Written exercise:
Everything in the data should be repeated exactly, save for the images.

Dataset section:
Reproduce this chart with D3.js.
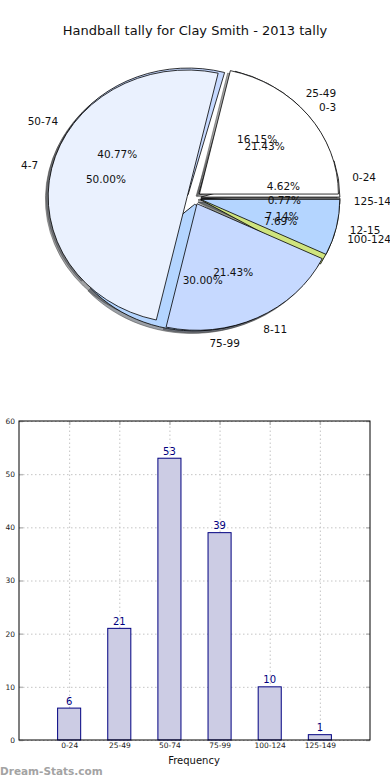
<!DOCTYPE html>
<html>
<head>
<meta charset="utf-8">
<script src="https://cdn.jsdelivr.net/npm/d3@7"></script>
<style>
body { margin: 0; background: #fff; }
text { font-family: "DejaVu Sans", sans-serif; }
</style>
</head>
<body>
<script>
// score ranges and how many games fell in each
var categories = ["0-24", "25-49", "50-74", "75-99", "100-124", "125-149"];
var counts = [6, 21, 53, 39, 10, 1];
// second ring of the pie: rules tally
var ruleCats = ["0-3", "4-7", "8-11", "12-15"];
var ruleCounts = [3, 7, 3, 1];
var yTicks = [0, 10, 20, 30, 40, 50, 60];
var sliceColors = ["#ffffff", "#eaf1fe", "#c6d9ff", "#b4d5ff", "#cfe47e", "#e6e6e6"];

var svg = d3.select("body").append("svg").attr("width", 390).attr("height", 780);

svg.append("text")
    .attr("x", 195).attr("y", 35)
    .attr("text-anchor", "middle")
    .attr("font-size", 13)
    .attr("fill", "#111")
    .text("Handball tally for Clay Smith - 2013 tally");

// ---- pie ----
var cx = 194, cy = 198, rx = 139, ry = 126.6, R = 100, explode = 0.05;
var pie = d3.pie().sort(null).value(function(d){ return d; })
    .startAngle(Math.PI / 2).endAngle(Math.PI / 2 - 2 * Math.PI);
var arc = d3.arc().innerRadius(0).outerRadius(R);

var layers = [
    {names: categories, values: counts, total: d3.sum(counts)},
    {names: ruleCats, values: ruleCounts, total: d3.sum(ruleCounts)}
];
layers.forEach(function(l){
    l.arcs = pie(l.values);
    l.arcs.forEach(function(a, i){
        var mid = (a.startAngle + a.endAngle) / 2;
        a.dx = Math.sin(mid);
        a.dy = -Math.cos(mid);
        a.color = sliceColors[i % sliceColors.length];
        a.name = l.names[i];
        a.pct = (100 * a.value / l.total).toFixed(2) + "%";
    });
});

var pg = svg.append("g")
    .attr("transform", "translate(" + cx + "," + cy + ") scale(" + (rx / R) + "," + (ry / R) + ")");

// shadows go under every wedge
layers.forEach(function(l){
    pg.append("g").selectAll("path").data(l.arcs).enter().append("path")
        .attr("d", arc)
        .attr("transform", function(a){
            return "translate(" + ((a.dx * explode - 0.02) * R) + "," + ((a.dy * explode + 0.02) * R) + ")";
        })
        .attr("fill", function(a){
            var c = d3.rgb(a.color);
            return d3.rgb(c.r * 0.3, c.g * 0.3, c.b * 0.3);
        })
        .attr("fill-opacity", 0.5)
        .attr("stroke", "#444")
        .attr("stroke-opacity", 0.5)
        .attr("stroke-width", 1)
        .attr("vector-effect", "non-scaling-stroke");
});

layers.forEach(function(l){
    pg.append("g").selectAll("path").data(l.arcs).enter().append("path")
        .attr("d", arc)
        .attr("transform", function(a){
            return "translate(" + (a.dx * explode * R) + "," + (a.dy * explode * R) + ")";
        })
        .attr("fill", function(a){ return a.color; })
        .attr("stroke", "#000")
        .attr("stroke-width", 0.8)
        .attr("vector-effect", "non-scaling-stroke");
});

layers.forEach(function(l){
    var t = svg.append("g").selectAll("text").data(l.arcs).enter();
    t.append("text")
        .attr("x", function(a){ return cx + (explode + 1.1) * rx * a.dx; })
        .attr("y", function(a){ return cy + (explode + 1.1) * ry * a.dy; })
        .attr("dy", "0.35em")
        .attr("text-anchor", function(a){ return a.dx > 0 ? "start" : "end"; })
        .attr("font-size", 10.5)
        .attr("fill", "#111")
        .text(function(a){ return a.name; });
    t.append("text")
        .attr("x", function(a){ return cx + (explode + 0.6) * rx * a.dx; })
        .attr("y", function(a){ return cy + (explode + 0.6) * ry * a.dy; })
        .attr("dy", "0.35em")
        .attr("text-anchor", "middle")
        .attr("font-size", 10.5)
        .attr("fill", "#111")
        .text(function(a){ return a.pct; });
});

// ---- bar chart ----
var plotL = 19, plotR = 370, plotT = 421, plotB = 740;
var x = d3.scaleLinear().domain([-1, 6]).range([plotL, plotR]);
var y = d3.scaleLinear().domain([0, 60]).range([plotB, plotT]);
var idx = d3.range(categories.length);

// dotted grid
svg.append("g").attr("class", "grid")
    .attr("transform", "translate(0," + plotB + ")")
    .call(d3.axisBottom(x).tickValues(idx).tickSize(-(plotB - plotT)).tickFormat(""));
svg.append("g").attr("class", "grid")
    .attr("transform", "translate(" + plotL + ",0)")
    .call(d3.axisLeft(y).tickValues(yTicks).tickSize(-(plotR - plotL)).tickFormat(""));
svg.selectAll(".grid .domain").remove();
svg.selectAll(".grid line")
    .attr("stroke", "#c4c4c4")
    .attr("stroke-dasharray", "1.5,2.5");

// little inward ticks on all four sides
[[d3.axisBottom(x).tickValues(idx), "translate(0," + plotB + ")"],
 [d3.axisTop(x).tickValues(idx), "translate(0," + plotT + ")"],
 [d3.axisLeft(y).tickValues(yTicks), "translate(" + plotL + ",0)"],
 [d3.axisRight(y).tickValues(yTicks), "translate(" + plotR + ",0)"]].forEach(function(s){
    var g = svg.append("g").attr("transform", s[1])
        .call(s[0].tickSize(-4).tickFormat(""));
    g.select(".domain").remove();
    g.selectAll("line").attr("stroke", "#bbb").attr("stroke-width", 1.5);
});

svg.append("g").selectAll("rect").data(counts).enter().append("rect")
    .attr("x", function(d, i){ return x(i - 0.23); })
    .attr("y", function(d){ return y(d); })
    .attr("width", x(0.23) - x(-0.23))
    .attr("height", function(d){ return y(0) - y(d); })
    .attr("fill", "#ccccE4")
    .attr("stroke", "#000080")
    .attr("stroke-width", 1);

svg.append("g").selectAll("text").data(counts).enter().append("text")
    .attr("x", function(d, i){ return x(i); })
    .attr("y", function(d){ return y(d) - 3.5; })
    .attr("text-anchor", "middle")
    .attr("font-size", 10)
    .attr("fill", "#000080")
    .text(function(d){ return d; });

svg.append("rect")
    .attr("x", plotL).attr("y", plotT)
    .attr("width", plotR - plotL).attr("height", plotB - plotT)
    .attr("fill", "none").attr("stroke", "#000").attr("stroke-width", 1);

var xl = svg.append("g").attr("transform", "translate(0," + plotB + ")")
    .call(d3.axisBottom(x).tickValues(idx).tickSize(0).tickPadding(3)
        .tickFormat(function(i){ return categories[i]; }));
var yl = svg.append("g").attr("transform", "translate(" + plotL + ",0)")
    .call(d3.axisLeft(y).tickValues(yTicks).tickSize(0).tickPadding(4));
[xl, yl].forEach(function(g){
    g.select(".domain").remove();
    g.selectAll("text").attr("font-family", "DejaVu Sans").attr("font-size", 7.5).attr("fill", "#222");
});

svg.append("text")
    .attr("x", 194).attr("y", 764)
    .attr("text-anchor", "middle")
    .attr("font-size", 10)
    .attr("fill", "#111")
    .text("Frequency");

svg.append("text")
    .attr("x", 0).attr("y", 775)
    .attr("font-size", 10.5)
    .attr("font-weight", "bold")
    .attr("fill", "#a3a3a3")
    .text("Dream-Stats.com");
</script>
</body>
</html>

Task output:
Reproduce this chart with D3.js.
<!DOCTYPE html>
<html>
<head>
<meta charset="utf-8">
<script src="https://cdn.jsdelivr.net/npm/d3@7"></script>
<style>
body { margin: 0; background: #fff; }
text { font-family: "DejaVu Sans", sans-serif; }
</style>
</head>
<body>
<script>
// score ranges and how many games fell in each
var categories = ["0-24", "25-49", "50-74", "75-99", "100-124", "125-149"];
var counts = [6, 21, 53, 39, 10, 1];
// second ring of the pie: rules tally
var ruleCats = ["0-3", "4-7", "8-11", "12-15"];
var ruleCounts = [3, 7, 3, 1];
var yTicks = [0, 10, 20, 30, 40, 50, 60];
var sliceColors = ["#ffffff", "#eaf1fe", "#c6d9ff", "#b4d5ff", "#cfe47e", "#e6e6e6"];

var svg = d3.select("body").append("svg").attr("width", 390).attr("height", 780);

svg.append("text")
    .attr("x", 195).attr("y", 35)
    .attr("text-anchor", "middle")
    .attr("font-size", 13)
    .attr("fill", "#111")
    .text("Handball tally for Clay Smith - 2013 tally");

// ---- pie ----
var cx = 194, cy = 198, rx = 139, ry = 126.6, R = 100, explode = 0.05;
var pie = d3.pie().sort(null).value(function(d){ return d; })
    .startAngle(Math.PI / 2).endAngle(Math.PI / 2 - 2 * Math.PI);
var arc = d3.arc().innerRadius(0).outerRadius(R);

var layers = [
    {names: categories, values: counts, total: d3.sum(counts)},
    {names: ruleCats, values: ruleCounts, total: d3.sum(ruleCounts)}
];
layers.forEach(function(l){
    l.arcs = pie(l.values);
    l.arcs.forEach(function(a, i){
        var mid = (a.startAngle + a.endAngle) / 2;
        a.dx = Math.sin(mid);
        a.dy = -Math.cos(mid);
        a.color = sliceColors[i % sliceColors.length];
        a.name = l.names[i];
        a.pct = (100 * a.value / l.total).toFixed(2) + "%";
    });
});

var pg = svg.append("g")
    .attr("transform", "translate(" + cx + "," + cy + ") scale(" + (rx / R) + "," + (ry / R) + ")");

// shadows go under every wedge
layers.forEach(function(l){
    pg.append("g").selectAll("path").data(l.arcs).enter().append("path")
        .attr("d", arc)
        .attr("transform", function(a){
            return "translate(" + ((a.dx * explode - 0.02) * R) + "," + ((a.dy * explode + 0.02) * R) + ")";
        })
        .attr("fill", function(a){
            var c = d3.rgb(a.color);
            return d3.rgb(c.r * 0.3, c.g * 0.3, c.b * 0.3);
        })
        .attr("fill-opacity", 0.5)
        .attr("stroke", "#444")
        .attr("stroke-opacity", 0.5)
        .attr("stroke-width", 1)
        .attr("vector-effect", "non-scaling-stroke");
});

layers.forEach(function(l){
    pg.append("g").selectAll("path").data(l.arcs).enter().append("path")
        .attr("d", arc)
        .attr("transform", function(a){
            return "translate(" + (a.dx * explode * R) + "," + (a.dy * explode * R) + ")";
        })
        .attr("fill", function(a){ return a.color; })
        .attr("stroke", "#000")
        .attr("stroke-width", 0.8)
        .attr("vector-effect", "non-scaling-stroke");
});

layers.forEach(function(l){
    var t = svg.append("g").selectAll("text").data(l.arcs).enter();
    t.append("text")
        .attr("x", function(a){ return cx + (explode + 1.1) * rx * a.dx; })
        .attr("y", function(a){ return cy + (explode + 1.1) * ry * a.dy; })
        .attr("dy", "0.35em")
        .attr("text-anchor", function(a){ return a.dx > 0 ? "start" : "end"; })
        .attr("font-size", 10.5)
        .attr("fill", "#111")
        .text(function(a){ return a.name; });
    t.append("text")
        .attr("x", function(a){ return cx + (explode + 0.6) * rx * a.dx; })
        .attr("y", function(a){ return cy + (explode + 0.6) * ry * a.dy; })
        .attr("dy", "0.35em")
        .attr("text-anchor", "middle")
        .attr("font-size", 10.5)
        .attr("fill", "#111")
        .text(function(a){ return a.pct; });
});

// ---- bar chart ----
var plotL = 19, plotR = 370, plotT = 421, plotB = 740;
var x = d3.scaleLinear().domain([-1, 6]).range([plotL, plotR]);
var y = d3.scaleLinear().domain([0, 60]).range([plotB, plotT]);
var idx = d3.range(categories.length);

// dotted grid
svg.append("g").attr("class", "grid")
    .attr("transform", "translate(0," + plotB + ")")
    .call(d3.axisBottom(x).tickValues(idx).tickSize(-(plotB - plotT)).tickFormat(""));
svg.append("g").attr("class", "grid")
    .attr("transform", "translate(" + plotL + ",0)")
    .call(d3.axisLeft(y).tickValues(yTicks).tickSize(-(plotR - plotL)).tickFormat(""));
svg.selectAll(".grid .domain").remove();
svg.selectAll(".grid line")
    .attr("stroke", "#c4c4c4")
    .attr("stroke-dasharray", "1.5,2.5");

// little inward ticks on all four sides
[[d3.axisBottom(x).tickValues(idx), "translate(0," + plotB + ")"],
 [d3.axisTop(x).tickValues(idx), "translate(0," + plotT + ")"],
 [d3.axisLeft(y).tickValues(yTicks), "translate(" + plotL + ",0)"],
 [d3.axisRight(y).tickValues(yTicks), "translate(" + plotR + ",0)"]].forEach(function(s){
    var g = svg.append("g").attr("transform", s[1])
        .call(s[0].tickSize(-4).tickFormat(""));
    g.select(".domain").remove();
    g.selectAll("line").attr("stroke", "#bbb").attr("stroke-width", 1.5);
});

svg.append("g").selectAll("rect").data(counts).enter().append("rect")
    .attr("x", function(d, i){ return x(i - 0.23); })
    .attr("y", function(d){ return y(d); })
    .attr("width", x(0.23) - x(-0.23))
    .attr("height", function(d){ return y(0) - y(d); })
    .attr("fill", "#ccccE4")
    .attr("stroke", "#000080")
    .attr("stroke-width", 1);

svg.append("g").selectAll("text").data(counts).enter().append("text")
    .attr("x", function(d, i){ return x(i); })
    .attr("y", function(d){ return y(d) - 3.5; })
    .attr("text-anchor", "middle")
    .attr("font-size", 10)
    .attr("fill", "#000080")
    .text(function(d){ return d; });

svg.append("rect")
    .attr("x", plotL).attr("y", plotT)
    .attr("width", plotR - plotL).attr("height", plotB - plotT)
    .attr("fill", "none").attr("stroke", "#000").attr("stroke-width", 1);

var xl = svg.append("g").attr("transform", "translate(0," + plotB + ")")
    .call(d3.axisBottom(x).tickValues(idx).tickSize(0).tickPadding(3)
        .tickFormat(function(i){ return categories[i]; }));
var yl = svg.append("g").attr("transform", "translate(" + plotL + ",0)")
    .call(d3.axisLeft(y).tickValues(yTicks).tickSize(0).tickPadding(4));
[xl, yl].forEach(function(g){
    g.select(".domain").remove();
    g.selectAll("text").attr("font-family", "DejaVu Sans").attr("font-size", 7.5).attr("fill", "#222");
});

svg.append("text")
    .attr("x", 194).attr("y", 764)
    .attr("text-anchor", "middle")
    .attr("font-size", 10)
    .attr("fill", "#111")
    .text("Frequency");

svg.append("text")
    .attr("x", 0).attr("y", 775)
    .attr("font-size", 10.5)
    .attr("font-weight", "bold")
    .attr("fill", "#a3a3a3")
    .text("Dream-Stats.com");
</script>
</body>
</html>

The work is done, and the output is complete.